Because of political pressure on her family, including accusations directed at her father and the newspaper Akinchi, Malikova later moved to Ganja. She also worked for a period as a teacher in Shamkir.

According to some accounts, during the Second World War, Malikova moved to Zardab with Nana khanim, the mother of composer Rauf Hajiyev, and both worked as teachers at the Zardab school. Malikova did not marry. She helped raise and educate Rauf Hajiyev and his sister Adila, and later taught for many years at a boarding school in Baku for orphaned children.

A 1938 attestation document preserved in the Salman Mumtaz State Archive of Literature and Art states that Malikova received the title of primary school teacher. At that time, she was working at the Third Russian-Muslim girls' school in Baku.

In 1948, Malikova was awarded the honorary title of Merited Teacher and received the Order of Lenin for her work in education.
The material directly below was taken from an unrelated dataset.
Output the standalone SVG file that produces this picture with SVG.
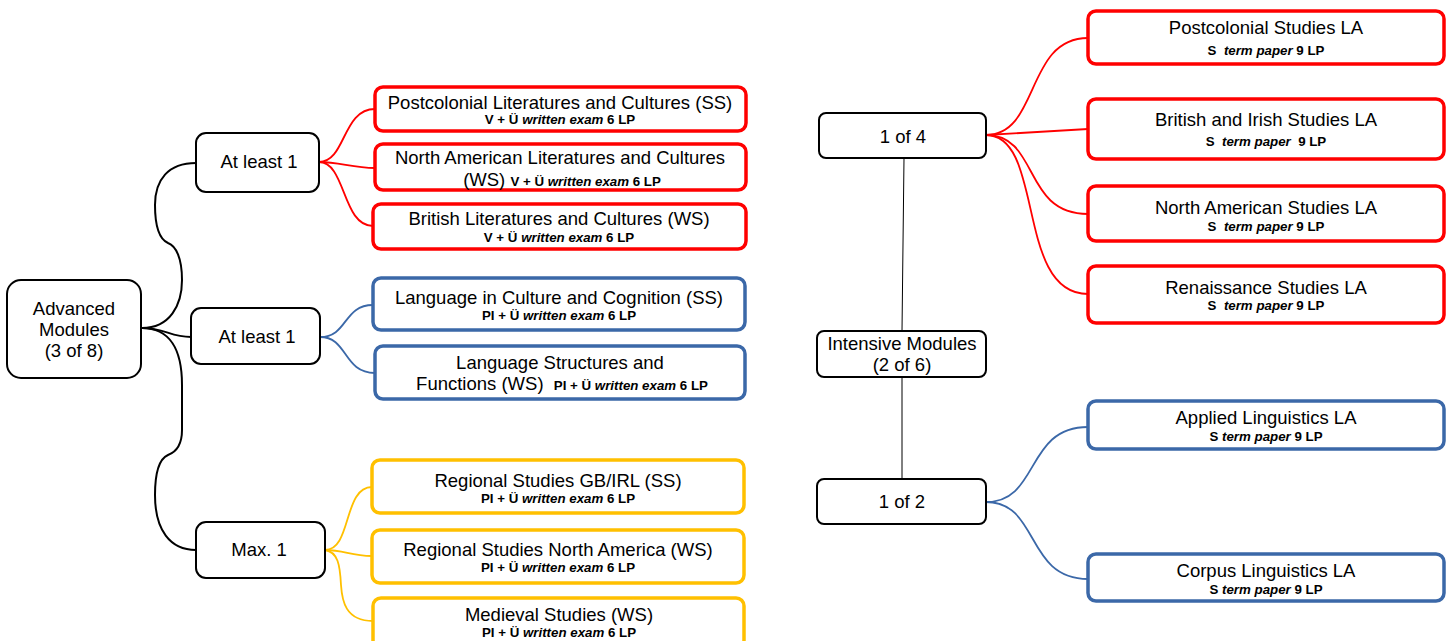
<svg xmlns="http://www.w3.org/2000/svg" width="1454" height="641" viewBox="0 0 1454 641">
<style>
.t{font-family:"Liberation Sans",Arial,sans-serif;font-size:18.5px;fill:#000;text-anchor:middle}
.s{font-size:13.3px;font-weight:bold}
.i{font-style:italic}
.n{fill:#fff;stroke:#000;stroke-width:2}
.r{fill:#fff;stroke:#ff0000;stroke-width:3.5}
.b{fill:#fff;stroke:#3b68a8;stroke-width:3.5}
.y{fill:#fff;stroke:#ffc000;stroke-width:3.5}
.ck{fill:none;stroke:#000;stroke-width:2}
.cr{fill:none;stroke:#ff0000;stroke-width:1.8}
.cb{fill:none;stroke:#3b68a8;stroke-width:1.8}
.cy{fill:none;stroke:#ffc000;stroke-width:1.8}
.th{fill:none;stroke:#000;stroke-width:1}
</style>
<rect width="1454" height="641" fill="#fff"/>
<g id="connectors">
<path class="ck" d="M142,328 C170,328 182,305 182,280 C182,258 176,246 168,243 C159,239 155,225 155,205 C155,180 168,163 196,163"/>
<path class="ck" d="M142,328 C165,328 170,337 191,337"/>
<path class="ck" d="M142,328 C170,328 182,350 182,385 L182,430 C182,445 176,452 168,455 C159,459 155,472 155,495 C155,530 170,550 196,550"/>
<path class="cr" d="M319,162 C346,162 342,109 375,109"/>
<path class="cr" d="M319,162 C340,162 352,168 375,168"/>
<path class="cr" d="M319,162 C346,162 342,226 373,226"/>
<path class="cb" d="M320,337 C348,337 343,305 373,305"/>
<path class="cb" d="M320,337 C348,337 343,373 375,373"/>
<path class="cy" d="M325,550 C352,550 343,487 372,487"/>
<path class="cy" d="M325,550 C345,550 350,556 372,556"/>
<path class="cy" d="M325,550 C338,552 340,565 341,585 C342,600 345,621 373,621"/>
<path class="th" d="M904,158 L902,331"/>
<path class="th" d="M902,377 L902,479"/>
<path class="cr" d="M986,135 C1040,135 1025,38 1088,38"/>
<path class="cr" d="M986,135 L1088,129"/>
<path class="cr" d="M986,135 C1040,135 1022,214 1088,214"/>
<path class="cr" d="M986,135 C1045,135 1015,294 1088,294"/>
<path class="cb" d="M986,502 C1040,502 1025,427 1088,427"/>
<path class="cb" d="M986,502 C1040,502 1025,579 1088,579"/>
</g>
<g id="advanced">
<rect class="n" x="7" y="280" width="134" height="98" rx="14"/>
<text class="t" x="74" y="315">Advanced</text>
<text class="t" x="74" y="336">Modules</text>
<text class="t" x="74" y="357">(3 of 8)</text>
</g>
<g id="atleast1a">
<rect class="n" x="196" y="133" width="123" height="59" rx="10"/>
<text class="t" x="259" y="168">At least 1</text>
</g>
<g id="atleast1b">
<rect class="n" x="191" y="308" width="129" height="56" rx="10"/>
<text class="t" x="257" y="343">At least 1</text>
</g>
<g id="max1">
<rect class="n" x="196" y="522" width="129" height="56" rx="10"/>
<text class="t" x="259" y="556">Max. 1</text>
</g>
<g id="postlit">
<rect class="r" x="375" y="87" width="371" height="44" rx="8"/>
<text class="t" x="560" y="109">Postcolonial Literatures and Cultures (SS)</text>
<text class="t s" x="560" y="124">V + Ü <tspan class="i">written exam</tspan> 6 LP</text>
</g>
<g id="namlit">
<rect class="r" x="375" y="144" width="371" height="46" rx="8"/>
<text class="t" x="560" y="164">North American Literatures and Cultures</text>
<text class="t" x="562" y="186">(WS) <tspan class="s">V + Ü </tspan><tspan class="s i">written exam</tspan><tspan class="s"> 6 LP</tspan></text>
</g>
<g id="britlit">
<rect class="r" x="373" y="204" width="373" height="45" rx="8"/>
<text class="t" x="559" y="225">British Literatures and Cultures (WS)</text>
<text class="t s" x="559" y="242">V + Ü <tspan class="i">written exam</tspan> 6 LP</text>
</g>
<g id="langcult">
<rect class="b" x="373" y="278" width="372" height="52" rx="8"/>
<text class="t" x="559" y="304">Language in Culture and Cognition (SS)</text>
<text class="t s" x="559" y="320">PI + Ü <tspan class="i">written exam</tspan> 6 LP</text>
</g>
<g id="langstruct">
<rect class="b" x="375" y="346" width="370" height="53" rx="8"/>
<text class="t" x="560" y="369">Language Structures and</text>
<text class="t" x="562" y="390" xml:space="preserve">Functions (WS)  <tspan class="s">PI + Ü </tspan><tspan class="s i">written exam</tspan><tspan class="s"> 6 LP</tspan></text>
</g>
<g id="reggb">
<rect class="y" x="372" y="460" width="372" height="53" rx="8"/>
<text class="t" x="558" y="487">Regional Studies GB/IRL (SS)</text>
<text class="t s" x="558" y="503">PI + Ü <tspan class="i">written exam</tspan> 6 LP</text>
</g>
<g id="regna">
<rect class="y" x="372" y="530" width="372" height="53" rx="8"/>
<text class="t" x="558" y="556">Regional Studies North America (WS)</text>
<text class="t s" x="558" y="572">PI + Ü <tspan class="i">written exam</tspan> 6 LP</text>
</g>
<g id="medieval">
<rect class="y" x="373" y="598" width="371" height="50" rx="8"/>
<text class="t" x="559" y="621">Medieval Studies (WS)</text>
<text class="t s" x="559" y="637">PI + Ü <tspan class="i">written exam</tspan> 6 LP</text>
</g>
<g id="oneof4">
<rect class="n" x="819" y="113" width="167" height="45" rx="7"/>
<text class="t" x="903" y="143">1 of 4</text>
</g>
<g id="intensive">
<rect class="n" x="817" y="331" width="169" height="46" rx="7"/>
<text class="t" x="902" y="350">Intensive Modules</text>
<text class="t" x="902" y="371">(2 of 6)</text>
</g>
<g id="oneof2">
<rect class="n" x="817" y="479" width="169" height="45" rx="7"/>
<text class="t" x="902" y="508">1 of 2</text>
</g>
<g id="postla">
<rect class="r" x="1088" y="11" width="356" height="53" rx="8"/>
<text class="t" x="1266" y="34">Postcolonial Studies LA</text>
<text class="t s" x="1266" y="55" xml:space="preserve">S  <tspan class="i">term paper</tspan> 9 LP</text>
</g>
<g id="britla">
<rect class="r" x="1088" y="99" width="356" height="60" rx="8"/>
<text class="t" x="1266" y="126">British and Irish Studies LA</text>
<text class="t s" x="1266" y="146" xml:space="preserve">S  <tspan class="i">term paper</tspan>  9 LP</text>
</g>
<g id="namla">
<rect class="r" x="1088" y="186" width="356" height="55" rx="8"/>
<text class="t" x="1266" y="214">North American Studies LA</text>
<text class="t s" x="1266" y="231" xml:space="preserve">S  <tspan class="i">term paper</tspan> 9 LP</text>
</g>
<g id="renla">
<rect class="r" x="1088" y="266" width="356" height="57" rx="8"/>
<text class="t" x="1266" y="294">Renaissance Studies LA</text>
<text class="t s" x="1266" y="310" xml:space="preserve">S  <tspan class="i">term paper</tspan> 9 LP</text>
</g>
<g id="appla">
<rect class="b" x="1088" y="401" width="356" height="48" rx="8"/>
<text class="t" x="1266" y="424">Applied Linguistics LA</text>
<text class="t s" x="1266" y="441">S <tspan class="i">term paper</tspan> 9 LP</text>
</g>
<g id="corpla">
<rect class="b" x="1088" y="554" width="356" height="47" rx="8"/>
<text class="t" x="1266" y="577">Corpus Linguistics LA</text>
<text class="t s" x="1266" y="594">S <tspan class="i">term paper</tspan> 9 LP</text>
</g>
</svg>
She continued teaching until 1956.

== Memories of Hasan bey Zardabi ==
Malikova wrote memoirs about her father under the title Atam haqqında xatirələrim (lit. 'My Memories of My Father'). One episode describes a visit to the family home by Maxim Gorky and Feodor Chaliapin, connected with Zardabi's work at the newspaper Kaspi.

In 1937, when the new Baku–Salyan highway was planned through the cemetery near the Bibi-Heybat Mosque, Malikova arranged for Zardabi's remains to be removed from his grave. According to Xalq qəzeti, the remains were later reburied near the grave of his wife Hanifa Malikova. In 1957, during preparations to commemorate the 50th anniversary of Zardabi's death, their remains were transferred to the Alley of Honor in Baku.

== Later life and death ==
Garibsoltan Malikova died in Baku on 9 March 1967.